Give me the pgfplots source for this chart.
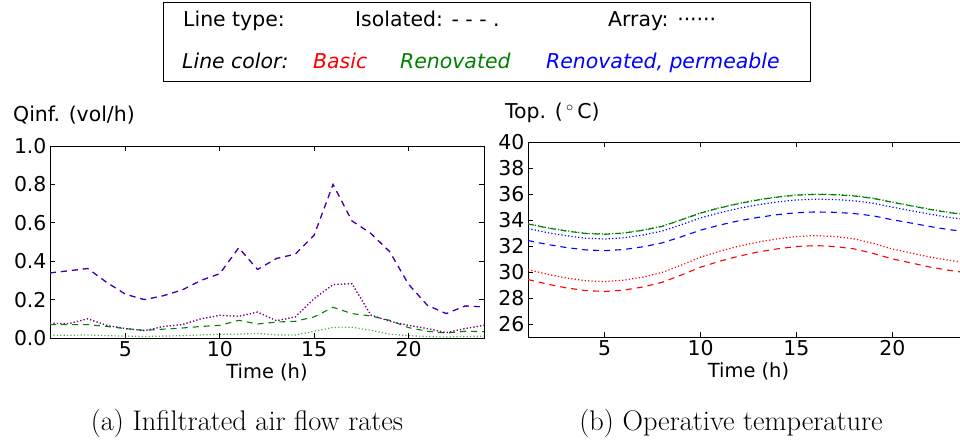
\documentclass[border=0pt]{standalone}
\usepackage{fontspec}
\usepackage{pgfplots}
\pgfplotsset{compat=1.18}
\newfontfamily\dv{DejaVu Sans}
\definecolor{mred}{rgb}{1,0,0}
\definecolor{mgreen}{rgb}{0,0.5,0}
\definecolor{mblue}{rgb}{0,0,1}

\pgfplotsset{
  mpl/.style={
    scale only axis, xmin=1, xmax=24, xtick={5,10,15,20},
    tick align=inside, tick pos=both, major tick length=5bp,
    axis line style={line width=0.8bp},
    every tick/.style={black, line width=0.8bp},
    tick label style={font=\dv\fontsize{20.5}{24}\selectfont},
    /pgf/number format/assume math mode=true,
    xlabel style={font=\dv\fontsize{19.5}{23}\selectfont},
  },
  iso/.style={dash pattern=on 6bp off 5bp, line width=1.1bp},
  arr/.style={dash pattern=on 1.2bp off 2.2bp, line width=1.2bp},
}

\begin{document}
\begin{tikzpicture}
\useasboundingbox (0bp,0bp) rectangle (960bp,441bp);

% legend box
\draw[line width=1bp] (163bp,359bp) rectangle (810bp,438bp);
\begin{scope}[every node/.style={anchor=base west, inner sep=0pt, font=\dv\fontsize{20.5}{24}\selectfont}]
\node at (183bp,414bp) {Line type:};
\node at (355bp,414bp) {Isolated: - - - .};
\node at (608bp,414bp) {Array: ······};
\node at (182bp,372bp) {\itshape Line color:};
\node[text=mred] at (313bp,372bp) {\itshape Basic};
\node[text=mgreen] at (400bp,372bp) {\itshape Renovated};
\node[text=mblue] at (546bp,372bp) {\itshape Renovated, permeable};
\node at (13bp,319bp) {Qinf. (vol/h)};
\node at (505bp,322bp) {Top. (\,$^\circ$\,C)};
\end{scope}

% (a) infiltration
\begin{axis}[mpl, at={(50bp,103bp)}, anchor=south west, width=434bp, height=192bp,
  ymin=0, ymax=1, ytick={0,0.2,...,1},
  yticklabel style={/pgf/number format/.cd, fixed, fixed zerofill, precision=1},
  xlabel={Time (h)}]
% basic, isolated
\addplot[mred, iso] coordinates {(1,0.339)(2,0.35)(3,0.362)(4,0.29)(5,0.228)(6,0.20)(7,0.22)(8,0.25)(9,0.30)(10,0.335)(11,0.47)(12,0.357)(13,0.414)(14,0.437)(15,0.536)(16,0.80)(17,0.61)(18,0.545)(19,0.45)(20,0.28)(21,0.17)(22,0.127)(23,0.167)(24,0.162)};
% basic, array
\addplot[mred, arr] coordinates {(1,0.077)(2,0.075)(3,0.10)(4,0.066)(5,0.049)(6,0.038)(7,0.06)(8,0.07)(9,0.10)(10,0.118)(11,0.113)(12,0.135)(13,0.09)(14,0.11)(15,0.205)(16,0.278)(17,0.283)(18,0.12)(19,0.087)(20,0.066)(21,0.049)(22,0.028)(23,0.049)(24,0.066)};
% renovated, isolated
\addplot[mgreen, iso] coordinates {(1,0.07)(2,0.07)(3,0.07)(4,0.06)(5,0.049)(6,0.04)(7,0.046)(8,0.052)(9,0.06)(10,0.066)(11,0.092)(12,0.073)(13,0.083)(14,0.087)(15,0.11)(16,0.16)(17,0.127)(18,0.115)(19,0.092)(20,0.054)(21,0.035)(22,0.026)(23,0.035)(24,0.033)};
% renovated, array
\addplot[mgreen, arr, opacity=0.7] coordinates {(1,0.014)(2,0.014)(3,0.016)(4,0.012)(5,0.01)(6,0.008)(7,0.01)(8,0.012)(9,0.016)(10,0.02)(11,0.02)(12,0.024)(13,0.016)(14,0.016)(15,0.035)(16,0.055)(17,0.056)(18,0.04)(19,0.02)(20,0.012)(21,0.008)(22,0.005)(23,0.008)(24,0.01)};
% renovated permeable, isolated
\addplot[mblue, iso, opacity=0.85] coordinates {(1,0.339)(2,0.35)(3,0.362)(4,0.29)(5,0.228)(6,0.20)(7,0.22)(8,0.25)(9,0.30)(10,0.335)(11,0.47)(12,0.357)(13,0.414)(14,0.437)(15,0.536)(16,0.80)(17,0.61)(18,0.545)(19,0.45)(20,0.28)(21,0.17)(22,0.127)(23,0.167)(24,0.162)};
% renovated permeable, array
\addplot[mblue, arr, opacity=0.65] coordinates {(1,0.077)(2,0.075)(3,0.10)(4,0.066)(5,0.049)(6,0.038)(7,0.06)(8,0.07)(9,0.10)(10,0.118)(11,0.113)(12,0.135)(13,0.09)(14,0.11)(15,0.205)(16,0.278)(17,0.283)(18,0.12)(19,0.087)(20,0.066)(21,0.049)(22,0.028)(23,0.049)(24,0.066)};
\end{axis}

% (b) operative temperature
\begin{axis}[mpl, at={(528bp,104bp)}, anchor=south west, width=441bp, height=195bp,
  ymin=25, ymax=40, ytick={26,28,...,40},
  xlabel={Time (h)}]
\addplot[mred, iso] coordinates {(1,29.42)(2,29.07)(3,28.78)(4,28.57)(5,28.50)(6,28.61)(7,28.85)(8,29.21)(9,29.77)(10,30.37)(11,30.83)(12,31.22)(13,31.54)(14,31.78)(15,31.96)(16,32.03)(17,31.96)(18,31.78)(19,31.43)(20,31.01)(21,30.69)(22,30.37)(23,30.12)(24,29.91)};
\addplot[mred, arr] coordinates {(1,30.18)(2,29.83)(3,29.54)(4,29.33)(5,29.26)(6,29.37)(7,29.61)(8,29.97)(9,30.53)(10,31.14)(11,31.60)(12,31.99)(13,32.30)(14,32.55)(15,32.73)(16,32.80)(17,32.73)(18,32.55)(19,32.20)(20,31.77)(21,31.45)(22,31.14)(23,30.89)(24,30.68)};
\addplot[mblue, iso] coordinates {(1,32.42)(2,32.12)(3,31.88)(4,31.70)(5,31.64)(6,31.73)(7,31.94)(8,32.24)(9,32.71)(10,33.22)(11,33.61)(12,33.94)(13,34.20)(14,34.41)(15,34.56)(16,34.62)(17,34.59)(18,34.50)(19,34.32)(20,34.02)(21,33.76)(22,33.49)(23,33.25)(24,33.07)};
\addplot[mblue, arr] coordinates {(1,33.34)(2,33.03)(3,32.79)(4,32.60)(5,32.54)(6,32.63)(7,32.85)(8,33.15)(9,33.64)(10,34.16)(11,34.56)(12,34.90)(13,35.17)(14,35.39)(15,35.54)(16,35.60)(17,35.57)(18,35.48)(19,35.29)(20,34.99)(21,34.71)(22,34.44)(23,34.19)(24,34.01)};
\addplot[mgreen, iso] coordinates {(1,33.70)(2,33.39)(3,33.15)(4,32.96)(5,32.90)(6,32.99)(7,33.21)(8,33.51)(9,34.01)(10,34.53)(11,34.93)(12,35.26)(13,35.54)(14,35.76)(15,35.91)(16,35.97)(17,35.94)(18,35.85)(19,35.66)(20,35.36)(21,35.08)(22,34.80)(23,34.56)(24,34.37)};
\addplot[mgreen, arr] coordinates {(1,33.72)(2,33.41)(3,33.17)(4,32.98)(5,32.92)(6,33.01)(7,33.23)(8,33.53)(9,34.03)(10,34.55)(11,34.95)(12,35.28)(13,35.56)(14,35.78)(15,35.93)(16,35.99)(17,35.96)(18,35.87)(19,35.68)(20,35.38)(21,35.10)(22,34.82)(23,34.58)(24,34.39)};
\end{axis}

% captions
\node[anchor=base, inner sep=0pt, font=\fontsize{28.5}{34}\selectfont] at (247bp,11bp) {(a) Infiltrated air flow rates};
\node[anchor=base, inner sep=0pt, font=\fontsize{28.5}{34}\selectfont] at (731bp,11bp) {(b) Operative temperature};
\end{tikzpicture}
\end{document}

**AIM OF THE TASK:** Write out again exactly the lines from the start of the data above through the line containing "(0bp,0bp) rectangle (960bp,441bp);", inclusive, excluding any pictures.

**COMPLETE ANSWER:**
Give me the pgfplots source for this chart.
\documentclass[border=0pt]{standalone}
\usepackage{fontspec}
\usepackage{pgfplots}
\pgfplotsset{compat=1.18}
\newfontfamily\dv{DejaVu Sans}
\definecolor{mred}{rgb}{1,0,0}
\definecolor{mgreen}{rgb}{0,0.5,0}
\definecolor{mblue}{rgb}{0,0,1}

\pgfplotsset{
  mpl/.style={
    scale only axis, xmin=1, xmax=24, xtick={5,10,15,20},
    tick align=inside, tick pos=both, major tick length=5bp,
    axis line style={line width=0.8bp},
    every tick/.style={black, line width=0.8bp},
    tick label style={font=\dv\fontsize{20.5}{24}\selectfont},
    /pgf/number format/assume math mode=true,
    xlabel style={font=\dv\fontsize{19.5}{23}\selectfont},
  },
  iso/.style={dash pattern=on 6bp off 5bp, line width=1.1bp},
  arr/.style={dash pattern=on 1.2bp off 2.2bp, line width=1.2bp},
}

\begin{document}
\begin{tikzpicture}
\useasboundingbox (0bp,0bp) rectangle (960bp,441bp);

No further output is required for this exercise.